- Prompt: Leave out any picture and return the remaining listing below exactly as given.

- Recorded information:
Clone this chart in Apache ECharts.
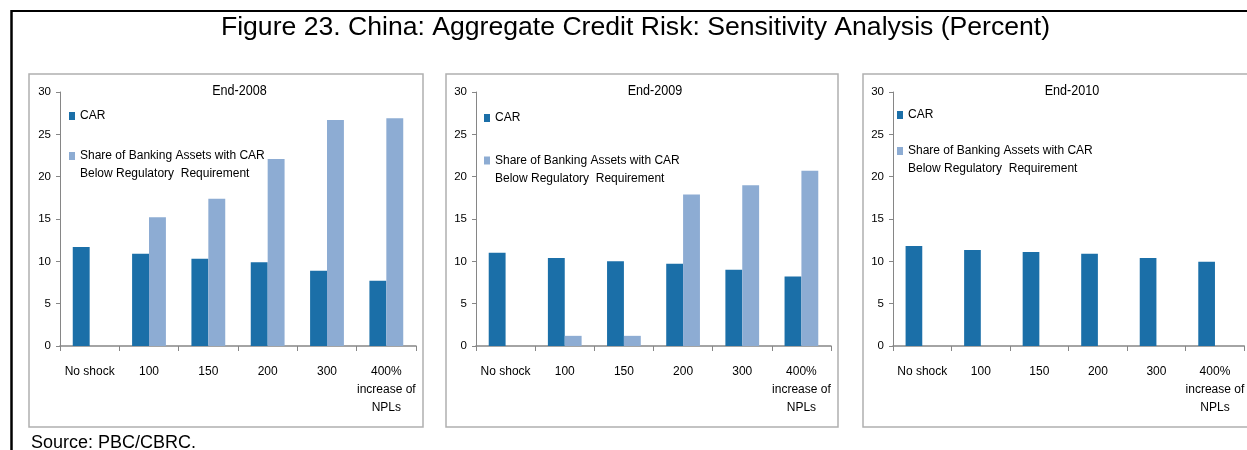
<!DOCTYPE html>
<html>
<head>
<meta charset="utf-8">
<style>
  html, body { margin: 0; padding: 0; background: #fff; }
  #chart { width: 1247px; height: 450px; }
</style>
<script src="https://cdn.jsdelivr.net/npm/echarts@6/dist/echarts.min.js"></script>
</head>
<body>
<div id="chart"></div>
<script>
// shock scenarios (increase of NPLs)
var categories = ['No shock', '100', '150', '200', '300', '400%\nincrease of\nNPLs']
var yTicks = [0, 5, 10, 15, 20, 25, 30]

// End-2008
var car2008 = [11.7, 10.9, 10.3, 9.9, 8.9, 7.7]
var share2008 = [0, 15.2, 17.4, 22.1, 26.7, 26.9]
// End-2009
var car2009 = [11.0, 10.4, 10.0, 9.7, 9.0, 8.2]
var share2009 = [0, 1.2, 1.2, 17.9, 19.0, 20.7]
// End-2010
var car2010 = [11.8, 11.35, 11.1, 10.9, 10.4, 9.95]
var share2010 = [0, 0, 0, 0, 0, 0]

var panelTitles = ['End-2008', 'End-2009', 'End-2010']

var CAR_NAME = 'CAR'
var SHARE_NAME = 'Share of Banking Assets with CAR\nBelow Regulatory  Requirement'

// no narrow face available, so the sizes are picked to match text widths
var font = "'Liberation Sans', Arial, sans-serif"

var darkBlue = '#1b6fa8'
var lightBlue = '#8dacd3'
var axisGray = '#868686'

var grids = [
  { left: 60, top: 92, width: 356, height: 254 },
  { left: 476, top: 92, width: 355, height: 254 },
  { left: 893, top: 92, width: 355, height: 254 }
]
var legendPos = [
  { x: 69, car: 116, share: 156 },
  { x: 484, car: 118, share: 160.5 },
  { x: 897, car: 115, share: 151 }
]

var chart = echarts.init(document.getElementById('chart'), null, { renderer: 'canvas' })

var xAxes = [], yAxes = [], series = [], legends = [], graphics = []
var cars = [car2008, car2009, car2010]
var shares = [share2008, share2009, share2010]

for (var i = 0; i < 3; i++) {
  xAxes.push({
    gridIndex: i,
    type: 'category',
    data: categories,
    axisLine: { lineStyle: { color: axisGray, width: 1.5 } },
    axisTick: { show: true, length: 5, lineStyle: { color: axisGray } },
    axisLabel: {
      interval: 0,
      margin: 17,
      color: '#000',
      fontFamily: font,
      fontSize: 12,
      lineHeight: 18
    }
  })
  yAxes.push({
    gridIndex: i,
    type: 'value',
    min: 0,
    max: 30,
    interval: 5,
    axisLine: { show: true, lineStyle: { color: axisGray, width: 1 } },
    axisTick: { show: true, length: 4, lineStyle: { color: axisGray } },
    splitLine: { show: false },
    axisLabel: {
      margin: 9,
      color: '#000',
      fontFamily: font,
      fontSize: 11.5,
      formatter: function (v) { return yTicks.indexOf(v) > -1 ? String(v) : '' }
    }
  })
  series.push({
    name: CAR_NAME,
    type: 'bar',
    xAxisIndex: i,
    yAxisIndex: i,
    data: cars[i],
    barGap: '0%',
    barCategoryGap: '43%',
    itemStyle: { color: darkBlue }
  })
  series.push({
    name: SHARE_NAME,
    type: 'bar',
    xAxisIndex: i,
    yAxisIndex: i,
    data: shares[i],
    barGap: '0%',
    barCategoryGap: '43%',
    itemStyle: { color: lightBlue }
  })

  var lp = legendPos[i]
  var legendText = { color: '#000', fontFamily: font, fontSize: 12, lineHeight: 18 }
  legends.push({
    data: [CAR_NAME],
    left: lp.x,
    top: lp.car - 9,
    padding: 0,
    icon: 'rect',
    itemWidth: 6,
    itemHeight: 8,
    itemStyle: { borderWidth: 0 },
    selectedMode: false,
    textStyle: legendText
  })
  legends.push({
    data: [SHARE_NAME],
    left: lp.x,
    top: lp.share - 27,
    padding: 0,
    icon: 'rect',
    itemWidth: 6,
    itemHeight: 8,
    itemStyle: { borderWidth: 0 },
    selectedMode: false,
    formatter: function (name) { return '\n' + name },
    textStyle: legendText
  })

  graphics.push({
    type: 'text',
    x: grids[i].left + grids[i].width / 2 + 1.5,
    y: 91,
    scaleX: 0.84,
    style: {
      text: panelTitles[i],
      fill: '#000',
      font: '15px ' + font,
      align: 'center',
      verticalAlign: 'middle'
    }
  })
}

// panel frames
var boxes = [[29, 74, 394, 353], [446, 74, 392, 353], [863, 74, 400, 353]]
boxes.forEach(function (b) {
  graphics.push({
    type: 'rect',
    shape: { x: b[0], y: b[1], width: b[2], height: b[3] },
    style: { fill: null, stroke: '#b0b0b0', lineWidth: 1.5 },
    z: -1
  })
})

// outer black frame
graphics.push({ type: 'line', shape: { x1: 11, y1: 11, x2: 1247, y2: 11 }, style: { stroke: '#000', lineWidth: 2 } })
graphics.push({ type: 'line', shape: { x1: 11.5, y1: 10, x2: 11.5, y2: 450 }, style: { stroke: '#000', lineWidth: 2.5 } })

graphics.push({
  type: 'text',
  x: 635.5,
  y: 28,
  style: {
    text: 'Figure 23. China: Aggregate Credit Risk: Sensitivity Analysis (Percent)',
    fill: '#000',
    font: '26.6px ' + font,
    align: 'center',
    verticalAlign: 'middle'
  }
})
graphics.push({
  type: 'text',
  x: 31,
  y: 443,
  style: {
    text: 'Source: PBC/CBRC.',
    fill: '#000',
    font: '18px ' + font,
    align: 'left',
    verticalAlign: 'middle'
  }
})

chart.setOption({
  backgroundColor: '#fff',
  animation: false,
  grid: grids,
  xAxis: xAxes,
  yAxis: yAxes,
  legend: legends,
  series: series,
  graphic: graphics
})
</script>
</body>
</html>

- Output below:
Clone this chart in Apache ECharts.
<!DOCTYPE html>
<html>
<head>
<meta charset="utf-8">
<style>
  html, body { margin: 0; padding: 0; background: #fff; }
  #chart { width: 1247px; height: 450px; }
</style>
<script src="https://cdn.jsdelivr.net/npm/echarts@6/dist/echarts.min.js"></script>
</head>
<body>
<div id="chart"></div>
<script>
// shock scenarios (increase of NPLs)
var categories = ['No shock', '100', '150', '200', '300', '400%\nincrease of\nNPLs']
var yTicks = [0, 5, 10, 15, 20, 25, 30]

// End-2008
var car2008 = [11.7, 10.9, 10.3, 9.9, 8.9, 7.7]
var share2008 = [0, 15.2, 17.4, 22.1, 26.7, 26.9]
// End-2009
var car2009 = [11.0, 10.4, 10.0, 9.7, 9.0, 8.2]
var share2009 = [0, 1.2, 1.2, 17.9, 19.0, 20.7]
// End-2010
var car2010 = [11.8, 11.35, 11.1, 10.9, 10.4, 9.95]
var share2010 = [0, 0, 0, 0, 0, 0]

var panelTitles = ['End-2008', 'End-2009', 'End-2010']

var CAR_NAME = 'CAR'
var SHARE_NAME = 'Share of Banking Assets with CAR\nBelow Regulatory  Requirement'

// no narrow face available, so the sizes are picked to match text widths
var font = "'Liberation Sans', Arial, sans-serif"

var darkBlue = '#1b6fa8'
var lightBlue = '#8dacd3'
var axisGray = '#868686'

var grids = [
  { left: 60, top: 92, width: 356, height: 254 },
  { left: 476, top: 92, width: 355, height: 254 },
  { left: 893, top: 92, width: 355, height: 254 }
]
var legendPos = [
  { x: 69, car: 116, share: 156 },
  { x: 484, car: 118, share: 160.5 },
  { x: 897, car: 115, share: 151 }
]

var chart = echarts.init(document.getElementById('chart'), null, { renderer: 'canvas' })

var xAxes = [], yAxes = [], series = [], legends = [], graphics = []
var cars = [car2008, car2009, car2010]
var shares = [share2008, share2009, share2010]

for (var i = 0; i < 3; i++) {
  xAxes.push({
    gridIndex: i,
    type: 'category',
    data: categories,
    axisLine: { lineStyle: { color: axisGray, width: 1.5 } },
    axisTick: { show: true, length: 5, lineStyle: { color: axisGray } },
    axisLabel: {
      interval: 0,
      margin: 17,
      color: '#000',
      fontFamily: font,
      fontSize: 12,
      lineHeight: 18
    }
  })
  yAxes.push({
    gridIndex: i,
    type: 'value',
    min: 0,
    max: 30,
    interval: 5,
    axisLine: { show: true, lineStyle: { color: axisGray, width: 1 } },
    axisTick: { show: true, length: 4, lineStyle: { color: axisGray } },
    splitLine: { show: false },
    axisLabel: {
      margin: 9,
      color: '#000',
      fontFamily: font,
      fontSize: 11.5,
      formatter: function (v) { return yTicks.indexOf(v) > -1 ? String(v) : '' }
    }
  })
  series.push({
    name: CAR_NAME,
    type: 'bar',
    xAxisIndex: i,
    yAxisIndex: i,
    data: cars[i],
    barGap: '0%',
    barCategoryGap: '43%',
    itemStyle: { color: darkBlue }
  })
  series.push({
    name: SHARE_NAME,
    type: 'bar',
    xAxisIndex: i,
    yAxisIndex: i,
    data: shares[i],
    barGap: '0%',
    barCategoryGap: '43%',
    itemStyle: { color: lightBlue }
  })

  var lp = legendPos[i]
  var legendText = { color: '#000', fontFamily: font, fontSize: 12, lineHeight: 18 }
  legends.push({
    data: [CAR_NAME],
    left: lp.x,
    top: lp.car - 9,
    padding: 0,
    icon: 'rect',
    itemWidth: 6,
    itemHeight: 8,
    itemStyle: { borderWidth: 0 },
    selectedMode: false,
    textStyle: legendText
  })
  legends.push({
    data: [SHARE_NAME],
    left: lp.x,
    top: lp.share - 27,
    padding: 0,
    icon: 'rect',
    itemWidth: 6,
    itemHeight: 8,
    itemStyle: { borderWidth: 0 },
    selectedMode: false,
    formatter: function (name) { return '\n' + name },
    textStyle: legendText
  })

  graphics.push({
    type: 'text',
    x: grids[i].left + grids[i].width / 2 + 1.5,
    y: 91,
    scaleX: 0.84,
    style: {
      text: panelTitles[i],
      fill: '#000',
      font: '15px ' + font,
      align: 'center',
      verticalAlign: 'middle'
    }
  })
}

// panel frames
var boxes = [[29, 74, 394, 353], [446, 74, 392, 353], [863, 74, 400, 353]]
boxes.forEach(function (b) {
  graphics.push({
    type: 'rect',
    shape: { x: b[0], y: b[1], width: b[2], height: b[3] },
    style: { fill: null, stroke: '#b0b0b0', lineWidth: 1.5 },
    z: -1
  })
})

// outer black frame
graphics.push({ type: 'line', shape: { x1: 11, y1: 11, x2: 1247, y2: 11 }, style: { stroke: '#000', lineWidth: 2 } })
graphics.push({ type: 'line', shape: { x1: 11.5, y1: 10, x2: 11.5, y2: 450 }, style: { stroke: '#000', lineWidth: 2.5 } })

graphics.push({
  type: 'text',
  x: 635.5,
  y: 28,
  style: {
    text: 'Figure 23. China: Aggregate Credit Risk: Sensitivity Analysis (Percent)',
    fill: '#000',
    font: '26.6px ' + font,
    align: 'center',
    verticalAlign: 'middle'
  }
})
graphics.push({
  type: 'text',
  x: 31,
  y: 443,
  style: {
    text: 'Source: PBC/CBRC.',
    fill: '#000',
    font: '18px ' + font,
    align: 'left',
    verticalAlign: 'middle'
  }
})

chart.setOption({
  backgroundColor: '#fff',
  animation: false,
  grid: grids,
  xAxis: xAxes,
  yAxis: yAxes,
  legend: legends,
  series: series,
  graphic: graphics
})
</script>
</body>
</html>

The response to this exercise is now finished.